INFORMATION SUPPLIED -
+--
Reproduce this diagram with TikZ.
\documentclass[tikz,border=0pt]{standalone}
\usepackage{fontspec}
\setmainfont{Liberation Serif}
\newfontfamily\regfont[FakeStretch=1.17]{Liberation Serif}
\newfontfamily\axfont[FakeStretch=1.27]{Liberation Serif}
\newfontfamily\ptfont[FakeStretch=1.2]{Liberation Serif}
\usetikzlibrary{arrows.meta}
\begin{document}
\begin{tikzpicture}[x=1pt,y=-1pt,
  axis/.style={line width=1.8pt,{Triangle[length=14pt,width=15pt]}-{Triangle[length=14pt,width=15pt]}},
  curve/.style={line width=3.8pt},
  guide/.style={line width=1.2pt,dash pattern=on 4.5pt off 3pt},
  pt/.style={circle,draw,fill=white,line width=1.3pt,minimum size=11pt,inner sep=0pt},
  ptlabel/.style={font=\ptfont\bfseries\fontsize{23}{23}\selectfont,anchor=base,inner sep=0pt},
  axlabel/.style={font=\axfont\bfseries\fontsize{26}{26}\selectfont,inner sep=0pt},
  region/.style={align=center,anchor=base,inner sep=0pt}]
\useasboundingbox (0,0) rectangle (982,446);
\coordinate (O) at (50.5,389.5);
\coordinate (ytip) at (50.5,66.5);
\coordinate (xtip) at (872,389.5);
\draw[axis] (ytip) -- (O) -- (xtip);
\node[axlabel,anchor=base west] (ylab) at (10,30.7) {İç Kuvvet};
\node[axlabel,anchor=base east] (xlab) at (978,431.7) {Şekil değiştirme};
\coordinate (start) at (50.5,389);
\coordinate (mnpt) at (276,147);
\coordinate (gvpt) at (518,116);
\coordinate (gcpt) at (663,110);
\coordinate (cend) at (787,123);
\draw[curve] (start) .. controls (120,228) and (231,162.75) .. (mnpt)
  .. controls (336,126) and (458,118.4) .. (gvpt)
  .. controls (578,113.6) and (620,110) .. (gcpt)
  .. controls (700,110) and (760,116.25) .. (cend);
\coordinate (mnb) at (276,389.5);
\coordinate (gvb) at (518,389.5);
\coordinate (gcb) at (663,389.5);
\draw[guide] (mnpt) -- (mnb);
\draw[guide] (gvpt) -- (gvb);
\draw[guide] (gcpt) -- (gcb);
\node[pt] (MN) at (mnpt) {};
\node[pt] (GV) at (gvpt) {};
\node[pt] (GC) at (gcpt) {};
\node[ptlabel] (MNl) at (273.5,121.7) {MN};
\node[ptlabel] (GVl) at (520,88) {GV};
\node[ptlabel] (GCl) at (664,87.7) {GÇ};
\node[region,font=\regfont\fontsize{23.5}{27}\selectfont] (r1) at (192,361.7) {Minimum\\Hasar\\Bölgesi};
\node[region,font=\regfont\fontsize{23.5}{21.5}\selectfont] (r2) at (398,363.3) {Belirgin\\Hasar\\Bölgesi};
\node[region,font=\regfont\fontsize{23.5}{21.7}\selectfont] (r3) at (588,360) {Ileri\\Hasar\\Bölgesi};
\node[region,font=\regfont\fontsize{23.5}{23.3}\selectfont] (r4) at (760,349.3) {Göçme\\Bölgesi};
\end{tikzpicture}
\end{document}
+--
THE EXERCISE -
Repeat the material in full, exactly as it stands.

EXERCISE RESPONSE -
Reproduce this diagram with TikZ.
\documentclass[tikz,border=0pt]{standalone}
\usepackage{fontspec}
\setmainfont{Liberation Serif}
\newfontfamily\regfont[FakeStretch=1.17]{Liberation Serif}
\newfontfamily\axfont[FakeStretch=1.27]{Liberation Serif}
\newfontfamily\ptfont[FakeStretch=1.2]{Liberation Serif}
\usetikzlibrary{arrows.meta}
\begin{document}
\begin{tikzpicture}[x=1pt,y=-1pt,
  axis/.style={line width=1.8pt,{Triangle[length=14pt,width=15pt]}-{Triangle[length=14pt,width=15pt]}},
  curve/.style={line width=3.8pt},
  guide/.style={line width=1.2pt,dash pattern=on 4.5pt off 3pt},
  pt/.style={circle,draw,fill=white,line width=1.3pt,minimum size=11pt,inner sep=0pt},
  ptlabel/.style={font=\ptfont\bfseries\fontsize{23}{23}\selectfont,anchor=base,inner sep=0pt},
  axlabel/.style={font=\axfont\bfseries\fontsize{26}{26}\selectfont,inner sep=0pt},
  region/.style={align=center,anchor=base,inner sep=0pt}]
\useasboundingbox (0,0) rectangle (982,446);
\coordinate (O) at (50.5,389.5);
\coordinate (ytip) at (50.5,66.5);
\coordinate (xtip) at (872,389.5);
\draw[axis] (ytip) -- (O) -- (xtip);
\node[axlabel,anchor=base west] (ylab) at (10,30.7) {İç Kuvvet};
\node[axlabel,anchor=base east] (xlab) at (978,431.7) {Şekil değiştirme};
\coordinate (start) at (50.5,389);
\coordinate (mnpt) at (276,147);
\coordinate (gvpt) at (518,116);
\coordinate (gcpt) at (663,110);
\coordinate (cend) at (787,123);
\draw[curve] (start) .. controls (120,228) and (231,162.75) .. (mnpt)
  .. controls (336,126) and (458,118.4) .. (gvpt)
  .. controls (578,113.6) and (620,110) .. (gcpt)
  .. controls (700,110) and (760,116.25) .. (cend);
\coordinate (mnb) at (276,389.5);
\coordinate (gvb) at (518,389.5);
\coordinate (gcb) at (663,389.5);
\draw[guide] (mnpt) -- (mnb);
\draw[guide] (gvpt) -- (gvb);
\draw[guide] (gcpt) -- (gcb);
\node[pt] (MN) at (mnpt) {};
\node[pt] (GV) at (gvpt) {};
\node[pt] (GC) at (gcpt) {};
\node[ptlabel] (MNl) at (273.5,121.7) {MN};
\node[ptlabel] (GVl) at (520,88) {GV};
\node[ptlabel] (GCl) at (664,87.7) {GÇ};
\node[region,font=\regfont\fontsize{23.5}{27}\selectfont] (r1) at (192,361.7) {Minimum\\Hasar\\Bölgesi};
\node[region,font=\regfont\fontsize{23.5}{21.5}\selectfont] (r2) at (398,363.3) {Belirgin\\Hasar\\Bölgesi};
\node[region,font=\regfont\fontsize{23.5}{21.7}\selectfont] (r3) at (588,360) {Ileri\\Hasar\\Bölgesi};
\node[region,font=\regfont\fontsize{23.5}{23.3}\selectfont] (r4) at (760,349.3) {Göçme\\Bölgesi};
\end{tikzpicture}
\end{document}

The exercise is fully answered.